By virtue of the provisions of Part 1 of Art. 23, the survey report is a document in which the cadastral engineer, as a result of inspecting the location of a building, structure, premises, parking space or unfinished construction site, taking into account the available information from the Unified State Register of Real Estate about such real estate, as well as other documents provided for in the requirements for the preparation of the survey report, confirms the termination the existence of a building, structure or an object of unfinished construction in connection with the death or destruction of such a real estate object, or the termination of the existence of a premises, parking space in connection with the death or destruction of the building or structure in which they were located, the death or destruction of a part of the building or structure within which such a room or such a parking space was located.

Thus, it is possible to remove a capital construction object from cadastral registration due to the cessation of its existence as a result of death or destruction only on the basis of an inspection report.
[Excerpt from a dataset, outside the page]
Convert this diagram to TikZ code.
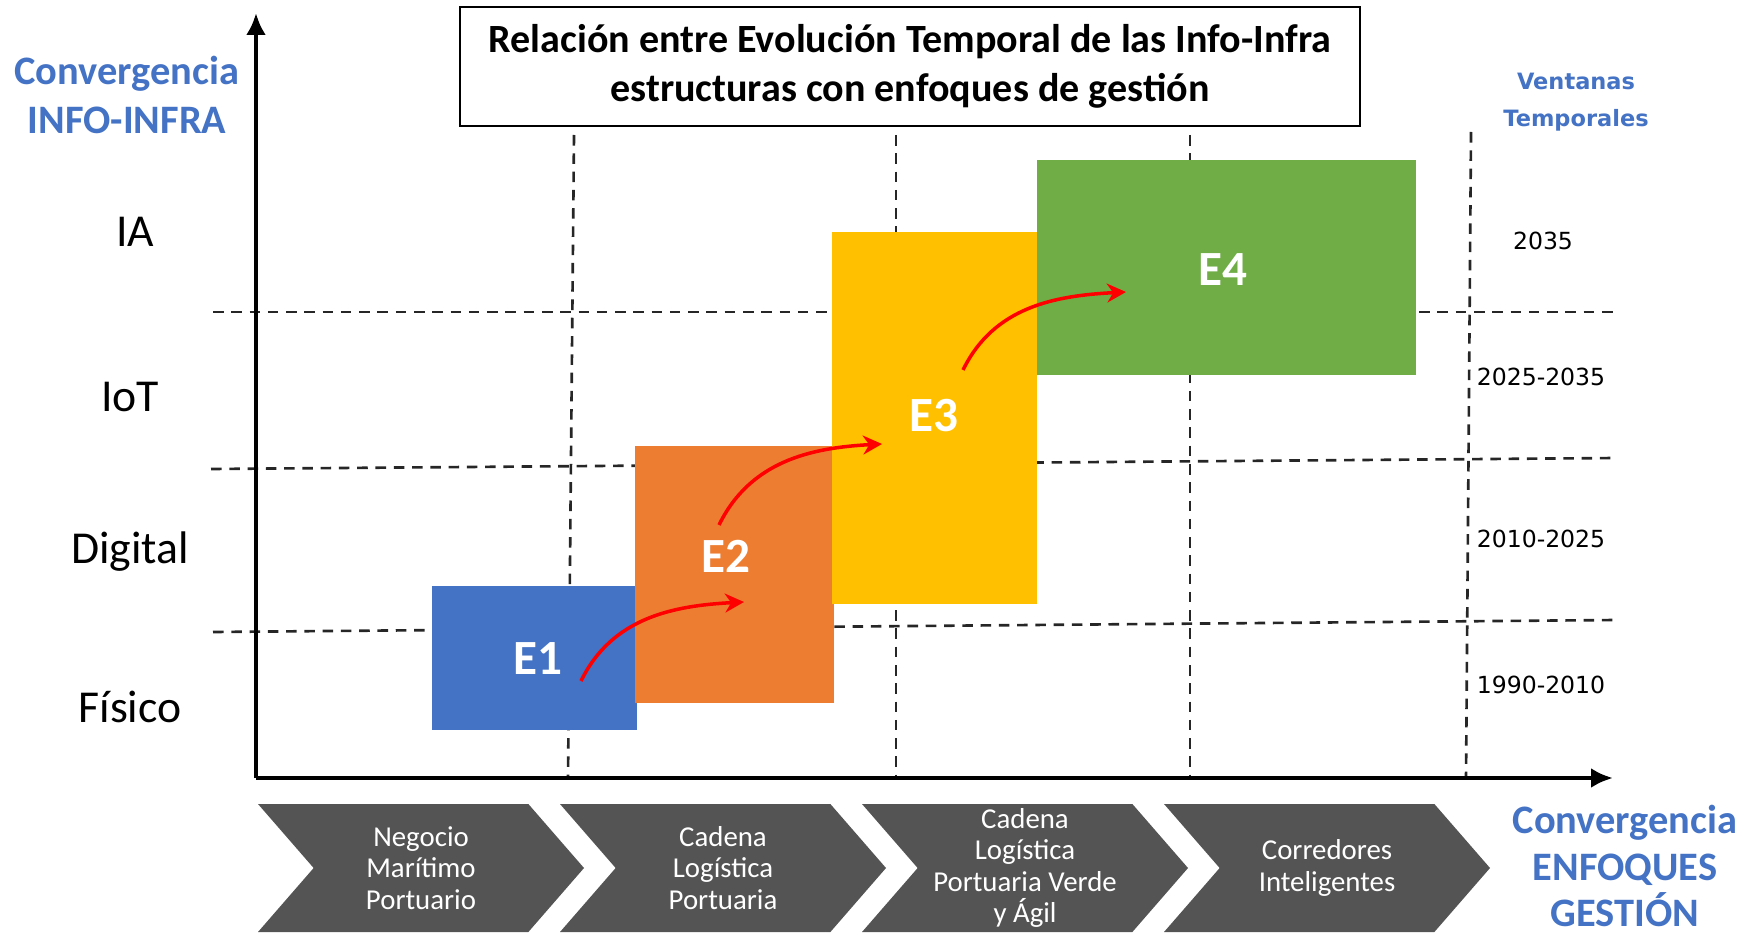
\documentclass[tikz,border=0pt]{standalone}
\usepackage{fontspec}
\setmainfont{Carlito}
\newfontfamily\verdfont{DejaVu Sans}
\usetikzlibrary{arrows.meta,shapes.symbols}
\definecolor{eblue}{HTML}{4472C4}
\definecolor{eorange}{HTML}{ED7D31}
\definecolor{eyellow}{HTML}{FFC000}
\definecolor{egreen}{HTML}{70AD47}
\definecolor{chevgrey}{HTML}{545454}
\definecolor{labblue}{HTML}{4472C4}

\begin{document}
\begin{tikzpicture}[x=0.1mm,y=0.1mm,
  guide/.style={line width=0.75pt, dash pattern=on 3pt off 2.2pt, black!85},
  axis/.style={line width=1.4pt, -{Latex[length=2.2mm,width=2mm]}},
  flow/.style={red, line width=1pt, -{Stealth[length=1.9mm,width=1.9mm]}},
  stage/.style={white, font=\bfseries\fontsize{14}{16}\selectfont},
  level/.style={font=\fontsize{13}{15}\selectfont},
  period/.style={font=\verdfont\fontsize{6.7}{8}\selectfont},
  heading/.style={labblue, align=center, font=\bfseries\fontsize{11.5}{13.7}\selectfont},
  chevron/.style={signal, signal from=west, signal to=east, signal pointer angle=98,
    fill=chevgrey, minimum width=32.6mm, minimum height=12.8mm, inner sep=0pt,
    align=center, text=white, font=\fontsize{8.2}{8.9}\selectfont}]
\useasboundingbox (0,0) rectangle (1760,-935);

% title
\node [draw, line width=0.8pt, minimum width=90mm, minimum height=11.9mm, align=center,
  font=\bfseries\fontsize{11.4}{13.8}\selectfont] (title) at (910,-66.5)
  {Relación entre Evolución Temporal de las Info-Infra\\estructuras con enfoques de gestión};

% grid
\draw [guide] (574,-135) -- (568,-778);
\draw [guide] (896,-135) -- (896,-778);
\draw [guide] (1190,-135) -- (1190,-778);
\draw [guide] (1471,-132) -- (1466,-778);

\draw [guide] (213,-312) -- (1616,-312);
\draw [guide] (211,-469) -- (1616,-458);
\draw [guide] (213,-632) -- (1616,-620);

% stages
\fill [eblue] (432,-586) rectangle (637,-730);
\fill [eorange] (635,-446) rectangle (834,-703);
\fill [eyellow] (832,-232) rectangle (1037,-604);
\fill [egreen] (1037,-160) rectangle (1416,-375);

\node [stage] (e1) at (538,-659) {E1};
\node [stage] (e2) at (726,-556) {E2};
\node [stage] (e3) at (934,-416) {E3};
\node [stage] (e4) at (1223,-270) {E4};

\coordinate (a1s) at (581,-681);
\coordinate (a1e) at (744,-602);
\coordinate (a2s) at (719,-525);
\coordinate (a2e) at (882,-444);
\coordinate (a3s) at (963,-370);
\coordinate (a3e) at (1126,-292);
\draw [flow] (a1s) to[out=64, in=183] (a1e);
\draw [flow] (a2s) to[out=64, in=183] (a2e);
\draw [flow] (a3s) to[out=64, in=183] (a3e);

% axes
\coordinate (o) at (256,-778);
\coordinate (ytop) at (256,-13);
\coordinate (xend) at (1613,-778);
\draw [axis] (o) -- (ytop);
\draw [axis] (o) -- (xend);

% left labels
\node [heading] (infohead) at (127,-95) {Convergencia\\INFO-INFRA};
\node [level] (ia) at (135,-232) {IA};
\node [level] (iot) at (130,-397) {IoT};
\node [level] (digital) at (130,-552) {Digital};
\node [level] (fisico) at (130,-707) {Físico};

% right labels
\node [labblue, align=center, font=\verdfont\bfseries\fontsize{6.4}{10.5}\selectfont] (ventanas) at (1576,-102) {Ventanas\\Temporales};
\node [period] (p4) at (1543,-241) {2035};
\node [period] (p3) at (1541,-377) {2025-2035};
\node [period] (p2) at (1541,-539) {2010-2025};
\node [period] (p1) at (1541,-685) {1990-2010};

% management approaches
\node [chevron] (c1) at (421,-868) {Negocio\\Marítimo\\Portuario};
\node [chevron] (c2) at (723,-868) {Cadena\\Logística\\Portuaria};
\node [chevron] (c3) at (1025,-868) {Cadena\\Logística\\Portuaria Verde\\y Ágil};
\node [chevron] (c4) at (1327,-868) {Corredores\\Inteligentes};
\node [heading, font=\bfseries\fontsize{11.5}{13.2}\selectfont] (enfhead) at (1625,-866) {Convergencia\\ENFOQUES\\GESTIÓN};
\end{tikzpicture}
\end{document}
At the same time, in accordance with clause 3 of section I of the Order of the Ministry of Economic Development of the Russian Federation dated November 20, 2015 No. 861 “On approval of the form and composition of the survey report, as well as the requirements for its preparation,” the report is prepared on the basis of information obtained as a result of an inspection of the location of a real estate object, taking into account the information of the Unified State Register of Real Estate, as well as other documents confirming the termination of the existence of the real estate object or being the basis for the demolition of the real estate object. The specified documents, with the exception of documents containing information from the Unified State Register, are included in the annex to the Act.

Thus, documents confirming the termination of the existence of the property must be included by the cadastral engineer as part of the annex to the survey report.